The 30-year yield moved near 4.93%.
The strongest pressure came from the front end of the curve. That matters because the 2-year yield is more sensitive to Federal Reserve policy expectations. The Fed kept the policy rate unchanged at 3.50% to 3.75%. But the updated projections removed rate-cut relief from the near-term backdrop. Nine Fed officials projected at least one rate hike in 2026. Six projected more than one hike.
The bond market did not treat the meeting as neutral. Yields moved higher because the rate path looked firmer than before. The level remains restrictive. The 10-year stayed in the mid-4% range, and the 30-year remained close to 5%.
Currency Markets
The dollar strengthened after the Fed decision. The U.S. Dollar Index moved back toward 100. The move reflected the same policy shift seen in Treasury yields. A firmer rate path supported the dollar and tightened the global liquidity backdrop. The dollar did not break into a new major range. But it reversed the softer tone from earlier in the week. The level remains a key reference point for commodities, foreign earnings, and global risk appetite. Markets enter Thursday with the dollar firmer and financial conditions less relaxed.
Commodities
Commodity markets moved higher in oil and lower in gold.
WTI crude settled at $76.79.
Brent crude settled at $79.55.
Spot gold traded near $4,265.
Oil rose after several weaker sessions.
WTI gained about 1.0%.
Brent gained about 0.7%.
Brent still closed below $80.
WTI remained in the mid-$70s.
That kept energy pressure much lower than earlier in June, even though prices bounced on the day. Gold moved lower as yields and the dollar rose. The metal stayed elevated, but Wednesday’s move showed renewed sensitivity to rate pressure. The commodity backdrop was mixed. Oil bounced from lower levels, while gold weakened as policy pressure returned.
Macro Backdrop
Wednesday’s central event was the Federal Reserve decision. The Fed held rates steady at 3.50% to 3.75%. The policy signal was more hawkish than the prior setup. The updated projections showed a stronger inflation path. Median year-end PCE inflation moved to 3.6%. Core PCE was projected at 3.3%. Only one policymaker projected a rate cut. Nine projected at least one hike. Retail sales also stayed firm.
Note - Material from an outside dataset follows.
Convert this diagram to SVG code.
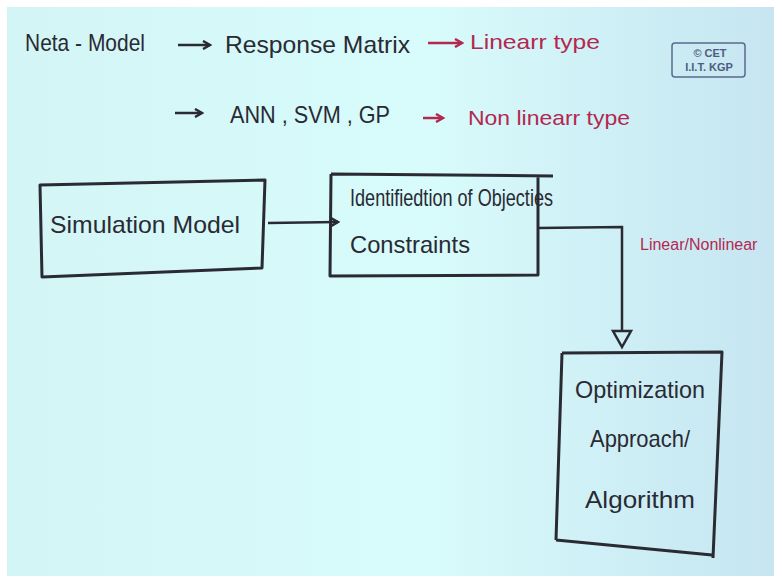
<svg xmlns="http://www.w3.org/2000/svg" width="774" height="579" viewBox="0 0 774 579">
<defs>
<linearGradient id="bg" x1="0" y1="0" x2="1" y2="0">
<stop offset="0" stop-color="#d3f5f6"/>
<stop offset="0.55" stop-color="#d8fbfb"/>
<stop offset="1" stop-color="#c6e5f1"/>
</linearGradient>
<marker id="ah" markerWidth="10" markerHeight="10" refX="8" refY="5" orient="auto" markerUnits="userSpaceOnUse">
<path d="M1,1 L8,5 L1,9" fill="none" stroke="#2a2a33" stroke-width="2.5"/>
</marker>
<marker id="ahr" markerWidth="10" markerHeight="10" refX="8" refY="5" orient="auto" markerUnits="userSpaceOnUse">
<path d="M1,1 L8,5 L1,9" fill="none" stroke="#b3284f" stroke-width="2.5"/>
</marker>
</defs>
<style>
.ink{font-family:"Liberation Sans","DejaVu Sans",sans-serif;fill:#2a2a33;font-size:24px}
.red{font-family:"Liberation Sans","DejaVu Sans",sans-serif;fill:#b3284f;font-size:21px}
.redsm{font-family:"Liberation Sans","DejaVu Sans",sans-serif;fill:#b3284f;font-size:16px}
.box{fill:none;stroke:#2a2a33;stroke-width:3;stroke-linejoin:round}
.line{fill:none;stroke:#2a2a33;stroke-width:2.5}
.rline{fill:none;stroke:#b3284f;stroke-width:2.5}
.logo{font-family:"Liberation Sans","DejaVu Sans",sans-serif;fill:#4d5c80;font-size:11px;font-weight:bold}
</style>
<rect x="0" y="0" width="774" height="579" fill="#ffffff"/>
<rect x="7" y="7" width="767" height="569" fill="url(#bg)"/>

<g id="header">
<text class="ink" x="25" y="51" textLength="120" lengthAdjust="spacingAndGlyphs">Neta - Model</text>
<text class="ink" x="225" y="53" textLength="185" lengthAdjust="spacingAndGlyphs">Response Matrix</text>
<text class="red" x="470" y="49" textLength="130" lengthAdjust="spacingAndGlyphs">Linearr type</text>
<text class="ink" x="230" y="123" textLength="160" lengthAdjust="spacingAndGlyphs">ANN , SVM , GP</text>
<text class="red" x="468" y="125" textLength="162" lengthAdjust="spacingAndGlyphs">Non linearr type</text>
</g>

<g id="logo">
<rect x="672" y="43" width="73" height="34" rx="3" fill="none" stroke="#5a6a8c" stroke-width="1.5"/>
<text class="logo" x="710" y="57" text-anchor="middle">© CET</text>
<text class="logo" x="709" y="71" text-anchor="middle">I.I.T. KGP</text>
</g>

<g id="simulation-model">
<path class="box" d="M40,185 L265,180 L262,268 L42,277 Z"/>
<text class="ink" x="50" y="233" textLength="190" lengthAdjust="spacingAndGlyphs">Simulation Model</text>
</g>

<g id="identification">
<path class="box" d="M331,174 L553,176 M538,176 L538,275 L330,276 L331,174"/>
<text class="ink" x="350" y="206" textLength="203" lengthAdjust="spacingAndGlyphs">Identifiedtion of Objecties</text>
<text class="ink" x="350" y="253" textLength="120" lengthAdjust="spacingAndGlyphs">Constraints</text>
</g>

<g id="optimization">
<path class="box" d="M562,353 L722,352 L713,558 M556,540 L712,555 M562,353 L556,540"/>
<text class="ink" x="575" y="398" textLength="130" lengthAdjust="spacingAndGlyphs">Optimization</text>
<text class="ink" x="590" y="447" textLength="100" lengthAdjust="spacingAndGlyphs">Approach/</text>
<text class="ink" x="585" y="508" textLength="110" lengthAdjust="spacingAndGlyphs">Algorithm</text>
</g>

<g id="linear-label">
<text class="redsm" x="640" y="250">Linear/Nonlinear</text>
</g>

<g id="connectors">
<line class="line" x1="178" y1="45" x2="210" y2="45" marker-end="url(#ah)"/>
<line class="rline" x1="428" y1="43" x2="462" y2="43" marker-end="url(#ahr)"/>
<line class="line" x1="175" y1="113" x2="202" y2="113" marker-end="url(#ah)"/>
<line class="rline" x1="423" y1="118" x2="443" y2="118" marker-end="url(#ahr)"/>
<line class="line" x1="268" y1="223" x2="338" y2="222" marker-end="url(#ah)"/>
<path class="line" d="M538,228 L622,227 L622,331"/>
<path class="line" d="M613,331 L631,331 L622,347 Z"/>
</g>
</svg>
May retail sales rose 0.9%.
Core retail sales rose 0.7%.
That combination mattered for the market backdrop. Growth data stayed resilient, but the rate path became less forgiving. Stocks fell. Yields rose. The dollar strengthened. Oil bounced. Gold moved lower. The main shift was clear: policy risk replaced energy relief as the dominant market input.
Entering Today's Open
Key reference levels:
S&P 500: 7,420.10
Dow Jones: 51,492.55
Nasdaq: 26,021.66
Russell 2000: 2,917.98
10-Year Yield: near 4.47%
2-Year Yield: 4.207%
30-Year Yield: near 4.93%
U.S. Dollar Index: near 100
WTI Crude: $76.79
Brent Crude: $79.55
Spot Gold: near $4,265
VIX: 18.44
Markets enter Thursday after a broad Wednesday pullback. The Nasdaq fell hardest. The S&P 500 declined. The Dow lost more than 500 points. Small caps held up best, but still closed lower. Yields moved higher. The dollar strengthened. Oil bounced. Gold weakened.
The key backdrop: oil remains far below last week’s highs, but the Fed reset the rate conversation. Markets enter Thursday with lower energy pressure, higher policy pressure, and a tighter setup than the headline oil decline alone would suggest.